Ben Lansink is a professional Real Estate appraiser based in Ontario.  One of his areas of expertise is property value reductions.  Recently he published a case study [backup copy] containing 5 sales/resales of property in the Melancthon area. These 5 properties were purchased by the developer when it became clear that the previous owners seriously complained and subsequently resold to third parties with industry-protecting covenants on the titles.

The wind energy industry consistently claims that they have studies (i.e. Hoen) that show wind projects do not reduce property values.  Every study they quote uses the weakest technique, regression, to arrive at that conclusion, along with statistical significance.  I’ve written a number of critiques of these studies, all of which have significant problems.  Regression and statistical analysis, aside from being the least accurate, are also relatively easy to game to suit the sponsor, and gaming has been rampant.  Lansink is the first case study I’m aware of.  If the wind industry were serious in discovering the truth about the effect of their projects on real estate values they would adopt the findings of this study.  But when a man’s salary depends on him not understanding something…

As it turns out, I had posted on most of the same properties some time ago, so these reductions are not new news.  What Lansink’s report supplies is a more formal and complete analysis of the sales by a professional.
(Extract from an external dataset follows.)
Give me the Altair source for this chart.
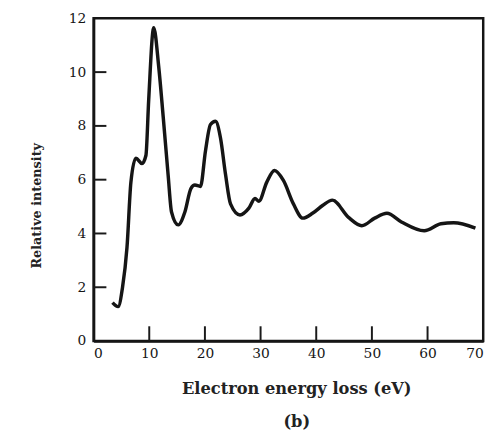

The study runs 76 pages, the majority of which is the documentation of the sales and resales of the 5 properties.  The summary chart is on page 62, and it tells you pretty much all you need to know (click to enlarge):

In my earlier posting I just had assumed that the sales and resales prices reflected the current market values at the times of the sales – mainly, that the developer made a fair market offer when buying the previous owners out.  Lansink takes the time to compare these sales prices to surrounding prices and finds that, indeed, the developers made what appear to be honest pre-project market value offers to the previous owners.  Since the resales were made on the open market there can be no doubt about their accuracy.  Additionally Lansink factors in the area’s general real estate price increases during the several-year interval between the sales and resales. As large as my numbers were, his are larger.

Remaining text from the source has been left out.